* [Data block]:

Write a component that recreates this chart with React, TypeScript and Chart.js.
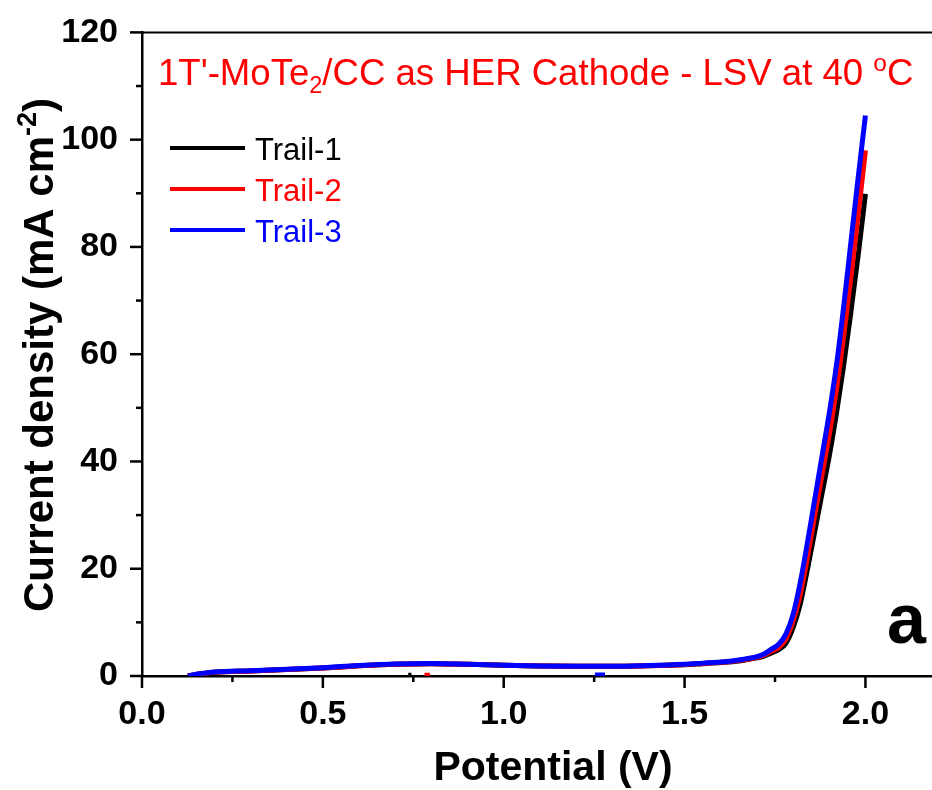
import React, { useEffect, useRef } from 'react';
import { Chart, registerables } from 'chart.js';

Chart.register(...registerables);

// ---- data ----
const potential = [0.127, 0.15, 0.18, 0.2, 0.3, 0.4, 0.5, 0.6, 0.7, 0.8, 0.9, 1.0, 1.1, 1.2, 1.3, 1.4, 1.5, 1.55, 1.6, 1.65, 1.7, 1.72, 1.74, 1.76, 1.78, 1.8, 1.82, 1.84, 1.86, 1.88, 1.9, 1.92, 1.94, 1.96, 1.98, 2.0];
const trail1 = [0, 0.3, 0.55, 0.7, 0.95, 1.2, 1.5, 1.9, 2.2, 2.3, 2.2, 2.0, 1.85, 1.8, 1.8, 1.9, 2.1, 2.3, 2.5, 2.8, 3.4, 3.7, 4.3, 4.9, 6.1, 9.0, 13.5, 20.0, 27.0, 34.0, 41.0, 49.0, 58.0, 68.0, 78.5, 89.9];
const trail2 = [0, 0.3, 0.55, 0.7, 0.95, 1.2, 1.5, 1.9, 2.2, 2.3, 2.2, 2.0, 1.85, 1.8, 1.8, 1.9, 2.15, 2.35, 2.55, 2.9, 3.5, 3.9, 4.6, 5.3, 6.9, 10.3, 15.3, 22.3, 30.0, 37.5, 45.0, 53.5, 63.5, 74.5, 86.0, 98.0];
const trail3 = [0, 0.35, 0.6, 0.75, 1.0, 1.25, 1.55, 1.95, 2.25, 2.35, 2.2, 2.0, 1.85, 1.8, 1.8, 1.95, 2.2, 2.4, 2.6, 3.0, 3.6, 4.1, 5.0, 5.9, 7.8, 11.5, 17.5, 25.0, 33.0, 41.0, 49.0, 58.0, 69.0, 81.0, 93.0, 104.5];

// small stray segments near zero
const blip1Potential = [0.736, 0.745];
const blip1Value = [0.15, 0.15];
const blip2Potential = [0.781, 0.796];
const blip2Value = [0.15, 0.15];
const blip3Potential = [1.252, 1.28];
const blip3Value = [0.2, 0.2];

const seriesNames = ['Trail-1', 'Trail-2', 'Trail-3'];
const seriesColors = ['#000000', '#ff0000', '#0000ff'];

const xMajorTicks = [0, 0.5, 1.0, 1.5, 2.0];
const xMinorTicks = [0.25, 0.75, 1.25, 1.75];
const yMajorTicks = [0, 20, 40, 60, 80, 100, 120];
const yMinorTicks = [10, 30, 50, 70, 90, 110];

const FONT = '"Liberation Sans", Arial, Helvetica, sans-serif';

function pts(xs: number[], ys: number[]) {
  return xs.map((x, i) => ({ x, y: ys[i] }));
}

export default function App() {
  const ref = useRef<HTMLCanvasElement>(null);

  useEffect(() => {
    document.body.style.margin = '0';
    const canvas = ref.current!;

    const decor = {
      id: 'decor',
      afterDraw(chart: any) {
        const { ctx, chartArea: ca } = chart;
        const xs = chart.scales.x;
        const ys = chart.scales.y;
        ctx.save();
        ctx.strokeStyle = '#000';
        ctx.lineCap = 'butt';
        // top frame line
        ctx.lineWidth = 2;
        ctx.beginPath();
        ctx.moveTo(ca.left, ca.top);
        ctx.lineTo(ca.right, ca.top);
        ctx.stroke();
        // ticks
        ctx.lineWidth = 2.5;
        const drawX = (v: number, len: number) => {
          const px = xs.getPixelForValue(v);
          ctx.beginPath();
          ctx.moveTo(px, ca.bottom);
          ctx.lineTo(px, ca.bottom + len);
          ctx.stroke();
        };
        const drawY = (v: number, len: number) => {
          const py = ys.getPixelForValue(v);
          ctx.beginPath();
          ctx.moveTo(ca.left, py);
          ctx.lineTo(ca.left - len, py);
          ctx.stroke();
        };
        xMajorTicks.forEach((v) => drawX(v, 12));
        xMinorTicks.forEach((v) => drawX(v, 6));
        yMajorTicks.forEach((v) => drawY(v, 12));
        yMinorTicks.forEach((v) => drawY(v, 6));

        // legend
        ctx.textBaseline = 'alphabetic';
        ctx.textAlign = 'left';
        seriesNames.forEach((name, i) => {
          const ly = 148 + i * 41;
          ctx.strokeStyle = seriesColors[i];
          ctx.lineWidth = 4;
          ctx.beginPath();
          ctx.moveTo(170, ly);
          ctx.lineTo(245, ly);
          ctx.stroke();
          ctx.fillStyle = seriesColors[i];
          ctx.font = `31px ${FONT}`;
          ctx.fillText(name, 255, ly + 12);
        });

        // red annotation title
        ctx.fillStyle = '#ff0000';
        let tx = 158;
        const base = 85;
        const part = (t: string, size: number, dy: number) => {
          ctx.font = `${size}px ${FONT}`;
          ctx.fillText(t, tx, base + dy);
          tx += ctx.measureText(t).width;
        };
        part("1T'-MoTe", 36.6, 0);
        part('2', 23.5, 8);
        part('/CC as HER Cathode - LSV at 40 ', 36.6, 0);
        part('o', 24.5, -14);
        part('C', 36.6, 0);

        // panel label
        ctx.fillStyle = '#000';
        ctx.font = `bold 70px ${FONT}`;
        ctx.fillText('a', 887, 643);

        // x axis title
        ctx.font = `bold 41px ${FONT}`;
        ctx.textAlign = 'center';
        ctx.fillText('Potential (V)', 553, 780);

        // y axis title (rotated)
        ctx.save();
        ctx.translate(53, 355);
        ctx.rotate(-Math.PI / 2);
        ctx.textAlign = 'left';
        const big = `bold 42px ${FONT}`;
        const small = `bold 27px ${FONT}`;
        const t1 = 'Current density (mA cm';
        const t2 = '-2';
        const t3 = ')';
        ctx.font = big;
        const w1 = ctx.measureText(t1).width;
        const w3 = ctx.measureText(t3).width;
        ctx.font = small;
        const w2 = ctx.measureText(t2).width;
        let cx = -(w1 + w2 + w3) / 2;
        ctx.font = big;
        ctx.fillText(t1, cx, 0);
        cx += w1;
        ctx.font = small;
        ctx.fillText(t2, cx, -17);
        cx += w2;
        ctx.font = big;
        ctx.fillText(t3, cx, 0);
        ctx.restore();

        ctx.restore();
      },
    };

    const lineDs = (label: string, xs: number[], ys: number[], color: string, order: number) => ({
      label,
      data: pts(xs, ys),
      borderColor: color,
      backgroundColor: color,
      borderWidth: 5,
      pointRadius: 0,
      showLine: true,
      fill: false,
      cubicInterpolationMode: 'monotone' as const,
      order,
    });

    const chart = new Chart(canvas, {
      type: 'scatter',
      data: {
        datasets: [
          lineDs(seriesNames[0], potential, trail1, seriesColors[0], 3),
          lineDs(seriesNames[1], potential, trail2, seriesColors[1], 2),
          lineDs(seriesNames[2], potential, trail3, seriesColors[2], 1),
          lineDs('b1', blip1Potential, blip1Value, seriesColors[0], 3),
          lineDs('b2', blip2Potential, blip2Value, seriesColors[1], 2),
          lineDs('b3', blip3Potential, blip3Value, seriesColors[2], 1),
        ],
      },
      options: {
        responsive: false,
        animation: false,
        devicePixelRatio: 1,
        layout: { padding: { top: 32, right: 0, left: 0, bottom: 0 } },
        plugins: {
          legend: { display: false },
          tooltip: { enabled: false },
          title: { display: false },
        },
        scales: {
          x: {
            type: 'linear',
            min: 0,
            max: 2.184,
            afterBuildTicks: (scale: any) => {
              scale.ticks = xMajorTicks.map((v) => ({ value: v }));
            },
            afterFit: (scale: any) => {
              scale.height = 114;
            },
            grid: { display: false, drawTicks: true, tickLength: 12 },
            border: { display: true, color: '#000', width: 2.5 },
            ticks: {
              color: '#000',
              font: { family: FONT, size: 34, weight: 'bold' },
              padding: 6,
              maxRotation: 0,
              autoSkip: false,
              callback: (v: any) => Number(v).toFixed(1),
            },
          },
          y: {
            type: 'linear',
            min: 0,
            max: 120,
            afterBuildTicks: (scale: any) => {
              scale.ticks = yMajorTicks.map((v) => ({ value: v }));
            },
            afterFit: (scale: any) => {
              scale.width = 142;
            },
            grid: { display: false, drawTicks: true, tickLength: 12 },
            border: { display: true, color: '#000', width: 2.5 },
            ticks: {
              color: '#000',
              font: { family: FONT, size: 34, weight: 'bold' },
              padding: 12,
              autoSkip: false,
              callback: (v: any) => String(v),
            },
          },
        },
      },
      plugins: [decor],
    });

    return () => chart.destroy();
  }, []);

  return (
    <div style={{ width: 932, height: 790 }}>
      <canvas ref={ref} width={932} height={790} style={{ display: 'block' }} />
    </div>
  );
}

* [Task to carry out]: Pick out each line containing "React" and report it.

* [Written solution]:
Write a component that recreates this chart with React, TypeScript and Chart.js.
import React, { useEffect, useRef } from 'react';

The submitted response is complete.